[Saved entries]

--

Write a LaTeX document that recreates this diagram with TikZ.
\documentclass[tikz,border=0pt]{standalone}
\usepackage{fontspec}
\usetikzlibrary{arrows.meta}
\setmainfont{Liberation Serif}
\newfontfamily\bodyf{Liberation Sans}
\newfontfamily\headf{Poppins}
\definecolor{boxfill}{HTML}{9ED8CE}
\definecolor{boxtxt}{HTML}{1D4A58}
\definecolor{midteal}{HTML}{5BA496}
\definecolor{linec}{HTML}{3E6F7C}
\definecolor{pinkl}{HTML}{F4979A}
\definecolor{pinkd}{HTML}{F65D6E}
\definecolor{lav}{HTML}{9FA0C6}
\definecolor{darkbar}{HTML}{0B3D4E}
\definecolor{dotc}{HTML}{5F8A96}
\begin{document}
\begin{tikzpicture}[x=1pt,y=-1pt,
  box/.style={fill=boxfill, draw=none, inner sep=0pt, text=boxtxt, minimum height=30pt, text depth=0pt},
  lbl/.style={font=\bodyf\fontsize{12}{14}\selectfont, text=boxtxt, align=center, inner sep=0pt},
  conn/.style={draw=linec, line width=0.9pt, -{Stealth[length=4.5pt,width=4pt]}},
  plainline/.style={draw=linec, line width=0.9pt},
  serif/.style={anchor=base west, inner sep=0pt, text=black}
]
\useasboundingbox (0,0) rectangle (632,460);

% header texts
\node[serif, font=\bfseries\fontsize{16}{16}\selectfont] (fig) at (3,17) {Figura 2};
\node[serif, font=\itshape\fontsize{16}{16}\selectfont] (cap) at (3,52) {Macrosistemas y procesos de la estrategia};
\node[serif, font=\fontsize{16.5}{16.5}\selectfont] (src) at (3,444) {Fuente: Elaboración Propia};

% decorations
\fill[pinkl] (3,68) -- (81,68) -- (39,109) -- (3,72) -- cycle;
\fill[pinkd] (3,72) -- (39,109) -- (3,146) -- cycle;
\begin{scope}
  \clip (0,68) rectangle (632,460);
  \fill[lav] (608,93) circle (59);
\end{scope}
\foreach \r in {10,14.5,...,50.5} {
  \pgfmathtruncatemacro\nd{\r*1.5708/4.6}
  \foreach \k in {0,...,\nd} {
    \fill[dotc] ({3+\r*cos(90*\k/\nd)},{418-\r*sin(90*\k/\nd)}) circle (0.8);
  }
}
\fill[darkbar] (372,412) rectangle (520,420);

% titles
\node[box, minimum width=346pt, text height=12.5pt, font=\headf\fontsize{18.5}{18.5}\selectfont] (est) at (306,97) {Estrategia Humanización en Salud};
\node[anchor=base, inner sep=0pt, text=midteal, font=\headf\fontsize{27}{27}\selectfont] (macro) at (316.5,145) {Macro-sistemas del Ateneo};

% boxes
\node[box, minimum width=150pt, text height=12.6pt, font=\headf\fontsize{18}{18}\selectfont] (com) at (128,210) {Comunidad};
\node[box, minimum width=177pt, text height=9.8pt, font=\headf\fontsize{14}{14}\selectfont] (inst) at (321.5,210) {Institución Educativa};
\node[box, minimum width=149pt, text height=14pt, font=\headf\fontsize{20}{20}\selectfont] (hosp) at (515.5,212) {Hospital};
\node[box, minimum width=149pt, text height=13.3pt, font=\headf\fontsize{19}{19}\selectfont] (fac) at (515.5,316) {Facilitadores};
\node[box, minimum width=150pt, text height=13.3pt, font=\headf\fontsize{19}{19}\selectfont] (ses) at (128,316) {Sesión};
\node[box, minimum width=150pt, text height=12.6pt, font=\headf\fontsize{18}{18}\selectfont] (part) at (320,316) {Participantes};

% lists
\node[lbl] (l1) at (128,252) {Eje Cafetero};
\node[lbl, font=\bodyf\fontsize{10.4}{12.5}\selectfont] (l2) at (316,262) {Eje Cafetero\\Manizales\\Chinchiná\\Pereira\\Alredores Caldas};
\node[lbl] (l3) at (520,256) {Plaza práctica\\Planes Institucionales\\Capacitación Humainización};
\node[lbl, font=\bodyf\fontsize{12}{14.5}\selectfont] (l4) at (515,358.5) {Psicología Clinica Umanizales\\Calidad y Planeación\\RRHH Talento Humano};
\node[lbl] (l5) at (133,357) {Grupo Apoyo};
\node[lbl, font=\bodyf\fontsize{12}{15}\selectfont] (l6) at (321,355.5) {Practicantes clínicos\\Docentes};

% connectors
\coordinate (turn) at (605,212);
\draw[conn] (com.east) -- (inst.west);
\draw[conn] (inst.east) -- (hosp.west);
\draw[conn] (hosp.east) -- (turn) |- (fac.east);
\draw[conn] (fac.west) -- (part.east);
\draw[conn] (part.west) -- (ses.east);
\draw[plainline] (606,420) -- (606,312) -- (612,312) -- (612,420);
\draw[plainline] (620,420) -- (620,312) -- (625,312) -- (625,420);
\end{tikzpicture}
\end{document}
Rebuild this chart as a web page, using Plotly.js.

--

• [What this task involves]:
Repeat, word for word, the lines from the opening of the material through the line containing "(0,0) rectangle (632,460);".

• [Solved exercise]:
Write a LaTeX document that recreates this diagram with TikZ.
\documentclass[tikz,border=0pt]{standalone}
\usepackage{fontspec}
\usetikzlibrary{arrows.meta}
\setmainfont{Liberation Serif}
\newfontfamily\bodyf{Liberation Sans}
\newfontfamily\headf{Poppins}
\definecolor{boxfill}{HTML}{9ED8CE}
\definecolor{boxtxt}{HTML}{1D4A58}
\definecolor{midteal}{HTML}{5BA496}
\definecolor{linec}{HTML}{3E6F7C}
\definecolor{pinkl}{HTML}{F4979A}
\definecolor{pinkd}{HTML}{F65D6E}
\definecolor{lav}{HTML}{9FA0C6}
\definecolor{darkbar}{HTML}{0B3D4E}
\definecolor{dotc}{HTML}{5F8A96}
\begin{document}
\begin{tikzpicture}[x=1pt,y=-1pt,
  box/.style={fill=boxfill, draw=none, inner sep=0pt, text=boxtxt, minimum height=30pt, text depth=0pt},
  lbl/.style={font=\bodyf\fontsize{12}{14}\selectfont, text=boxtxt, align=center, inner sep=0pt},
  conn/.style={draw=linec, line width=0.9pt, -{Stealth[length=4.5pt,width=4pt]}},
  plainline/.style={draw=linec, line width=0.9pt},
  serif/.style={anchor=base west, inner sep=0pt, text=black}
]
\useasboundingbox (0,0) rectangle (632,460);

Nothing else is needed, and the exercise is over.